Holland is to be commended for questioning the founding myths of Islam (a myth, of course, is not necessarily untrue), and he ends up questioning Muhammed’s illiteracy, the time of the Koran’s authorship, and even Mecca as the original homeland of Mecca.

Jews and Christians are familiar with these sorts of critiques of their religious writings, but for Muslims, this is yet another encounter with a modernity in which Islam has fared poorly.  And Holland, for all his book-learning, seems to have absolutely no idea what he’s up against:

But what about those who say Holland shouldn’t question a sacred text? “I’m not a Muslim,” he says. “It seems to me that the Quran palpably is a late antique document. It recognizably comes from a certain context. And I don’t think that a Muslim would begrudge a non-Muslim an attempt to explain a text that he doesn’t believe to be of divine origin in human terms.”  (Emphasis added.)

Seriously?  In just this year, Kuwait has passed blasphemy laws, which include non-Muslims, and a Danish court acquitted a writer of violating its hate-speech laws, only because of intent to disseminate.  Last year, an Austrian court, convicted a woman of, “vilifying religious teachings.”  The countries of the Organization of the Islamic Conference have persistently tried to get western countries to sign on to the idea of “slander” of a religion.  Paul Marshall, a senior fellow at the Hudson Institute, discussed the threat not only to European law but to US freedoms earlier this year at Hillsdale College, and the bill of particulars is worth reiterating:

Few in the West were concerned with such laws 20 years ago. Even if still on some statute books, they were only of historical interest. That began to change in 1989, when the late Ayatollah Khomeini, then Iran’s Supreme Leader, declared it the duty of every Muslim to kill British-based writer Salman Rushdie on the grounds that his novel, The Satanic Verses, was blasphemous. Rushdie has survived by living his life in hiding.
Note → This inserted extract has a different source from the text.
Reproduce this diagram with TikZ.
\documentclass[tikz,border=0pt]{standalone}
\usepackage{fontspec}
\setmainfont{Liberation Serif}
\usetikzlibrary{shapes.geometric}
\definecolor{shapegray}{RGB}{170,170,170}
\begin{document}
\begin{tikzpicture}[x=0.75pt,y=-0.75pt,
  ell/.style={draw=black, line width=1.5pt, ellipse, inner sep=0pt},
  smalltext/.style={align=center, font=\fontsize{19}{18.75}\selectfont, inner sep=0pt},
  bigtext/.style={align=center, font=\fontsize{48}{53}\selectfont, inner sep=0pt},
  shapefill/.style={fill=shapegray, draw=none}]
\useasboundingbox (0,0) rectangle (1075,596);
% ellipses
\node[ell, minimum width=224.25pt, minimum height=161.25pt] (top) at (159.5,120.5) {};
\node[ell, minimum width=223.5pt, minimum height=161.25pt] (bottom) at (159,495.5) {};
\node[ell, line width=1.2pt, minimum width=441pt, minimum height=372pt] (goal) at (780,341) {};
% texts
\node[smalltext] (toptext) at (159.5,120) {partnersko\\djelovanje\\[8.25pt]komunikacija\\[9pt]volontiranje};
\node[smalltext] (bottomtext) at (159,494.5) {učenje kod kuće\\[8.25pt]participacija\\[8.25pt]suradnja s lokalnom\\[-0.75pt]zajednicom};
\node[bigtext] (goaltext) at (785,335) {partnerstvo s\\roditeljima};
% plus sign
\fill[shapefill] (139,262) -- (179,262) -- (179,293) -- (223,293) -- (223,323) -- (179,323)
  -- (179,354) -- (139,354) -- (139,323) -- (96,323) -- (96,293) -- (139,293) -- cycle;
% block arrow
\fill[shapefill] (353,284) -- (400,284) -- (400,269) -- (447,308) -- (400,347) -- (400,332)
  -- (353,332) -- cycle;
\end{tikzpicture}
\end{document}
Others connected with the book were not so fortunate: its Japanese translator was assassinated, its Italian translator was stabbed, its Norwegian publisher was shot, and 35 guests at a hotel hosting its Turkish publisher were burned to death in an arson attack.

More recently, we have seen eruptions of violence in reaction to Theo van Gogh’s and Ayaan Hirsi Ali’s film Submission, Danish and Swedish cartoons depicting Mohammed, the speech at Regensburg by Pope Benedict XVI on the topic of faith, reason, and religious violence, Geert Wilders’ film Fitna, and a false Newsweek report that the U.S. military had desecrated Korans at Guantanamo…
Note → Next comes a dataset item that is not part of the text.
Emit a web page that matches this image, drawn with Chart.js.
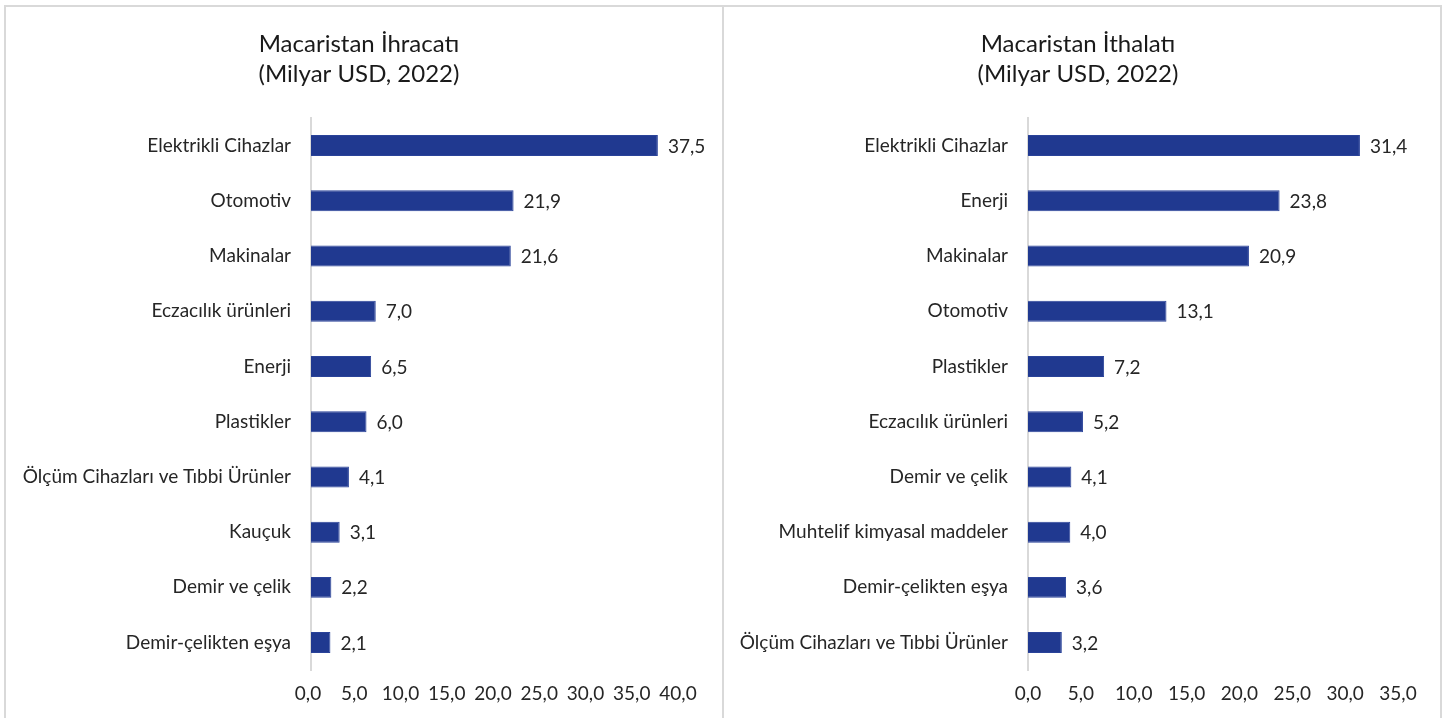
<!DOCTYPE html>
<html>
<head>
<meta charset="utf-8">
<script src="https://cdn.jsdelivr.net/npm/chart.js@4.4.1/dist/chart.umd.min.js"></script>
<style>
    body { margin: 0; background: #fff; overflow: hidden; }
    #frame { position: absolute; left: 4px; top: 5px; width: 1434px; height: 720px; border: 2px solid #d9d9d9; }
    #divider { position: absolute; left: 722px; top: 5px; width: 2px; height: 720px; background: #d9d9d9; }
    .box { position: absolute; top: 7px; height: 711px; }
    #leftBox { left: 6px; width: 716px; }
    #rightBox { left: 724px; width: 714px; }
</style>
</head>
<body>
<div id="frame"></div>
<div id="divider"></div>
<div class="box" id="leftBox"><canvas id="exportChart"></canvas></div>
<div class="box" id="rightBox"><canvas id="importChart"></canvas></div>

<script>
// Ihracat (export) data
var exportLabels = ['Elektrikli Cihazlar', 'Otomotiv', 'Makinalar', 'Eczacılık ürünleri', 'Enerji',
    'Plastikler', 'Ölçüm Cihazları ve Tıbbi Ürünler', 'Kauçuk', 'Demir ve çelik', 'Demir-çelikten eşya'];
var exportValues = [37.5, 21.9, 21.6, 7.0, 6.5, 6.0, 4.1, 3.1, 2.2, 2.1];

// Ithalat (import) data
var importLabels = ['Elektrikli Cihazlar', 'Enerji', 'Makinalar', 'Otomotiv', 'Plastikler',
    'Eczacılık ürünleri', 'Demir ve çelik', 'Muhtelif kimyasal maddeler', 'Demir-çelikten eşya',
    'Ölçüm Cihazları ve Tıbbi Ürünler'];
var importValues = [31.4, 23.8, 20.9, 13.1, 7.2, 5.2, 4.1, 4.0, 3.6, 3.2];

var exportMax = 40;
var importMax = 35;

var textColor = '#262626';
var fontFamily = 'Lato, "Liberation Sans", sans-serif';

function fmt(v) {
    return Number(v).toFixed(1).replace('.', ',');
}

// value labels at the end of each bar
var valueLabels = {
    id: 'valueLabels',
    afterDatasetsDraw: function(chart) {
        var ctx = chart.ctx;
        var meta = chart.getDatasetMeta(0);
        var data = chart.data.datasets[0].data;
        ctx.save();
        ctx.font = '19px ' + fontFamily;
        ctx.fillStyle = textColor;
        ctx.textAlign = 'left';
        ctx.textBaseline = 'middle';
        meta.data.forEach(function(bar, i) {
            ctx.fillText(fmt(data[i]), bar.x + 10, bar.y + 1);
        });
        ctx.restore();
    }
};

// two-line title centred on the panel (the built-in one follows the layout padding)
var panelTitle = {
    id: 'panelTitle',
    afterDraw: function(chart, args, opts) {
        var ctx = chart.ctx;
        ctx.save();
        ctx.font = '24px ' + fontFamily;
        ctx.fillStyle = '#1a1a1a';
        ctx.textAlign = 'center';
        ctx.textBaseline = 'middle';
        opts.lines.forEach(function(line, i) {
            ctx.fillText(line, chart.width / 2 + opts.shift, 37 + i * 30);
        });
        ctx.restore();
    }
};

function makeChart(id, title, titleShift, labels, values, max, axisWidth, rightPad, tickShift) {
    var ctx = document.getElementById(id).getContext('2d');
    return new Chart(ctx, {
        type: 'bar',
        data: {
            labels: labels,
            datasets: [{
                data: values,
                backgroundColor: '#203990',
                borderColor: '#2a4399',
                borderWidth: 1,
                categoryPercentage: 1.0,
                barPercentage: 0.38
            }]
        },
        options: {
            indexAxis: 'y',
            responsive: true,
            maintainAspectRatio: false,
            animation: false,
            layout: {
                padding: { left: 0, right: rightPad, top: 111, bottom: 1 }
            },
            plugins: {
                legend: { display: false },
                tooltip: { enabled: false },
                title: { display: false },
                panelTitle: { lines: title, shift: titleShift }
            },
            scales: {
                x: {
                    min: 0,
                    max: max,
                    grid: { display: false, drawTicks: false },
                    border: { display: false },
                    ticks: {
                        stepSize: 5,
                        padding: 12,
                        labelOffset: tickShift,
                        maxRotation: 0,
                        autoSkip: false,
                        color: textColor,
                        font: { family: fontFamily, size: 19 },
                        callback: function(v) { return fmt(v); }
                    }
                },
                y: {
                    grid: { display: false, drawTicks: false },
                    border: { display: true, color: '#d9d9d9', width: 2 },
                    ticks: {
                        padding: 20,
                        autoSkip: false,
                        color: textColor,
                        font: { family: fontFamily, size: 19 }
                    },
                    afterFit: function(scale) {
                        scale.width = axisWidth;
                    }
                }
            }
        },
        plugins: [valueLabels, panelTitle]
    });
}

makeChart('exportChart', ['Macaristan İhracatı', '(Milyar USD, 2022)'], -5,
    exportLabels, exportValues, exportMax, 305, 41, -3);
makeChart('importChart', ['Macaristan İthalatı', '(Milyar USD, 2022)'], -3,
    importLabels, importValues, importMax, 304, 40, 0);
</script>
</body>
</html>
In an academic study of the famous Danish Cartoons, Yale University Press refused to print the cartoons, the very object of study.

Here in Denver, Imam Ibrahim Kazerooni, a student at the University of Denver’s Iliff School of Theology, speaking at a mosque in Dearborn, exhorted young Muslims to enter to academy, specifically to prevent this kind of inquiry.  (Videos here, and here).

Holland apparently believes that because he’s a westerner applying academic principles to the Koran that he’ll be spared the wrath of the radicals.  He’s just spent years studying the origins and theology of Islam, an still can’t fathom that all too many of it current practitioners have a mindset that is not merely alien to his own, but utterly hostile to it.